** Begin Data section **

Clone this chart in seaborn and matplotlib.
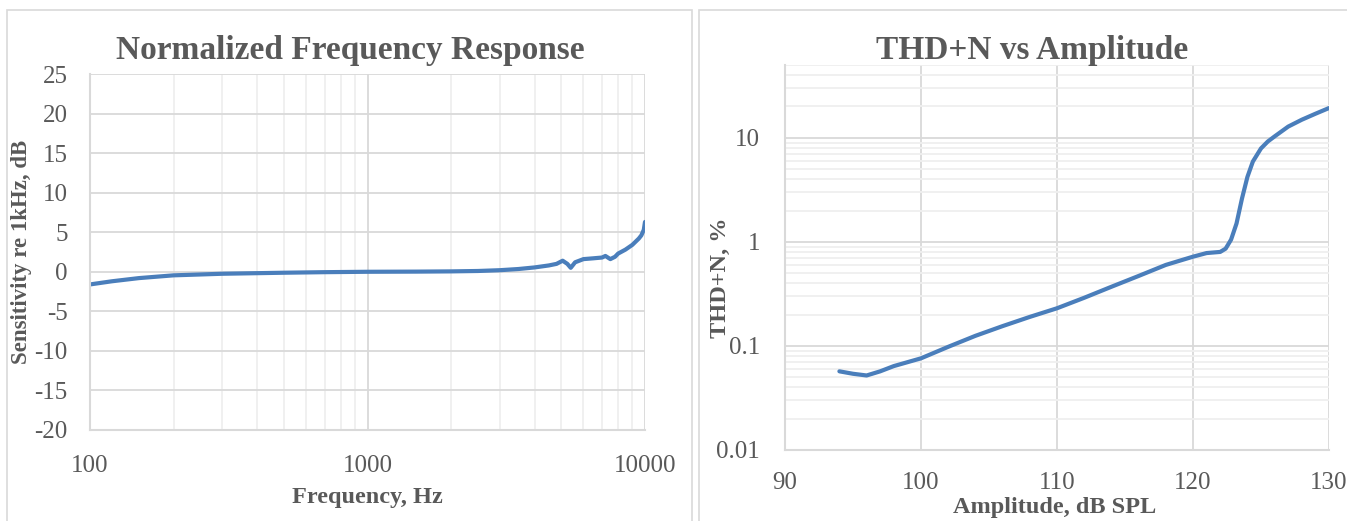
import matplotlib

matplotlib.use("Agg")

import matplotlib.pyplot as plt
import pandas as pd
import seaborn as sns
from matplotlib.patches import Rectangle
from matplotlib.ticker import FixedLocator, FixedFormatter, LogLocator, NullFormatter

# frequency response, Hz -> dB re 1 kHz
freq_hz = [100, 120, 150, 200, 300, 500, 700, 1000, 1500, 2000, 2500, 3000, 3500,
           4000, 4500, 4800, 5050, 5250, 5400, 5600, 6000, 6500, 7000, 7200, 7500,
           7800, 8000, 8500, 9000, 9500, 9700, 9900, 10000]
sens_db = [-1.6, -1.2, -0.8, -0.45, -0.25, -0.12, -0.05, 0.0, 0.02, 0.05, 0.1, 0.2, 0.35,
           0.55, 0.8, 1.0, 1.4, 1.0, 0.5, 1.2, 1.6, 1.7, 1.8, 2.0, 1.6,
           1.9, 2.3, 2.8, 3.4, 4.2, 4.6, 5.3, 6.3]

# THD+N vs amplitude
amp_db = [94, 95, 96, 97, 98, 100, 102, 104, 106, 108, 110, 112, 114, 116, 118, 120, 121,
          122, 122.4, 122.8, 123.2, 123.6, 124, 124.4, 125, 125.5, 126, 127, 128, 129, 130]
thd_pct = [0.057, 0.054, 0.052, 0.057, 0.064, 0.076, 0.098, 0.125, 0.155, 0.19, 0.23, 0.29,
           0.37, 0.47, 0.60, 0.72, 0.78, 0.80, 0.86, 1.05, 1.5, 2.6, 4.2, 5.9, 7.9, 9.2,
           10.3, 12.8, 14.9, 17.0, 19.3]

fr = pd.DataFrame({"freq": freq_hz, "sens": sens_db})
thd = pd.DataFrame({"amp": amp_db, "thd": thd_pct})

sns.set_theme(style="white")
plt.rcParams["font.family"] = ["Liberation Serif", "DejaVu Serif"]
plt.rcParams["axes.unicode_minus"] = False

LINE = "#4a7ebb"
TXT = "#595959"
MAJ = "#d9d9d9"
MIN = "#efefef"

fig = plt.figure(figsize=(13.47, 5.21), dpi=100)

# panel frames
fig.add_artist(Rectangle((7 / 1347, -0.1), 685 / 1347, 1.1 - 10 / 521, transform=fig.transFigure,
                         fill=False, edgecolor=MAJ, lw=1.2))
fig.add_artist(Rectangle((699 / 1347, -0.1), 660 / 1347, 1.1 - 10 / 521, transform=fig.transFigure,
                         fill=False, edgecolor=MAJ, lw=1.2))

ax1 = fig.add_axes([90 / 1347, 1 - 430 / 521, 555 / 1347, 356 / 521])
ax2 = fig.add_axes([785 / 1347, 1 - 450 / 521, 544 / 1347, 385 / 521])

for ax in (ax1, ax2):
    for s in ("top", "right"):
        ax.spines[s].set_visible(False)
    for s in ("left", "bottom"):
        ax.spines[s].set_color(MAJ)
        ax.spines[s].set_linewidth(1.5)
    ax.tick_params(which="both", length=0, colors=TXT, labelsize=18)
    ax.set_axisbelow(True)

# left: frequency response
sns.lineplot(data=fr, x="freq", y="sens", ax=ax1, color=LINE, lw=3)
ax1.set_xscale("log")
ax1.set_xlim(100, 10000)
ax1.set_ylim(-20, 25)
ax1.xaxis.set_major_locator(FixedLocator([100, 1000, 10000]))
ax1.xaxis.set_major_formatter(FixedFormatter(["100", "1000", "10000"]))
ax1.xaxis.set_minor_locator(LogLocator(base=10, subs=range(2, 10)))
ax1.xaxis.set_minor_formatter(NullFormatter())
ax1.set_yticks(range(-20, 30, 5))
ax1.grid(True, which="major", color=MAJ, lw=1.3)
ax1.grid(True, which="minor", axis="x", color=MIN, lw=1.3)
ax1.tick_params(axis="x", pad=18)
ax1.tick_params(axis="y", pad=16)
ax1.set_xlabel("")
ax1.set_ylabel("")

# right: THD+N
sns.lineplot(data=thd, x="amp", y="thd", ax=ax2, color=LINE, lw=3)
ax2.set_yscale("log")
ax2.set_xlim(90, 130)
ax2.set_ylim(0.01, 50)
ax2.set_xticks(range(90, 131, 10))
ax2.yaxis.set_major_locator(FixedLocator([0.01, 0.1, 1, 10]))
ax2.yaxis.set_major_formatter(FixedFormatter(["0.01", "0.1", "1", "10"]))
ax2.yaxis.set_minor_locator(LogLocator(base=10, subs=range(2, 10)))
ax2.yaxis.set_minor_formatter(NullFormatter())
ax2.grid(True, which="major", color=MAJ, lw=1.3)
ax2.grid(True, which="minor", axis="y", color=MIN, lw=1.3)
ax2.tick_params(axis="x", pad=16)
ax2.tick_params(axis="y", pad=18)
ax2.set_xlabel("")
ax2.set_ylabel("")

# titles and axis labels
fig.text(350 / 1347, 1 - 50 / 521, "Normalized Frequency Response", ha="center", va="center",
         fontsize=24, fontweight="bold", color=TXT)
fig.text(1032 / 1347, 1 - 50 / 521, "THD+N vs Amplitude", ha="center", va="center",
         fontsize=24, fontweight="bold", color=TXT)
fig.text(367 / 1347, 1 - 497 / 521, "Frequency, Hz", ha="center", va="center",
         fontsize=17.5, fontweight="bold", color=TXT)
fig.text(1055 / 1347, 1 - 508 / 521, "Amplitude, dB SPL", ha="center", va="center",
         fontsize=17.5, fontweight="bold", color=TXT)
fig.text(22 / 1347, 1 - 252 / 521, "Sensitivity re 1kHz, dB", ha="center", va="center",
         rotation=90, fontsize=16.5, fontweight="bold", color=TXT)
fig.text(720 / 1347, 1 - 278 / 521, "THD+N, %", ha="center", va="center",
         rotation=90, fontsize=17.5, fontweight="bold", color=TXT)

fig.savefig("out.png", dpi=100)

** End Data section **

#### [What this task involves]
Quote, exactly and only, the lines from the first line of the data above through the line containing "1.9, 2.3, 2.8, 3.4, 4.2, 4.6, 5.3, 6.3]". The pictures do not belong in it.

#### [Expected answer]
Clone this chart in seaborn and matplotlib.
import matplotlib

matplotlib.use("Agg")

import matplotlib.pyplot as plt
import pandas as pd
import seaborn as sns
from matplotlib.patches import Rectangle
from matplotlib.ticker import FixedLocator, FixedFormatter, LogLocator, NullFormatter

# frequency response, Hz -> dB re 1 kHz
freq_hz = [100, 120, 150, 200, 300, 500, 700, 1000, 1500, 2000, 2500, 3000, 3500,
           4000, 4500, 4800, 5050, 5250, 5400, 5600, 6000, 6500, 7000, 7200, 7500,
           7800, 8000, 8500, 9000, 9500, 9700, 9900, 10000]
sens_db = [-1.6, -1.2, -0.8, -0.45, -0.25, -0.12, -0.05, 0.0, 0.02, 0.05, 0.1, 0.2, 0.35,
           0.55, 0.8, 1.0, 1.4, 1.0, 0.5, 1.2, 1.6, 1.7, 1.8, 2.0, 1.6,
           1.9, 2.3, 2.8, 3.4, 4.2, 4.6, 5.3, 6.3]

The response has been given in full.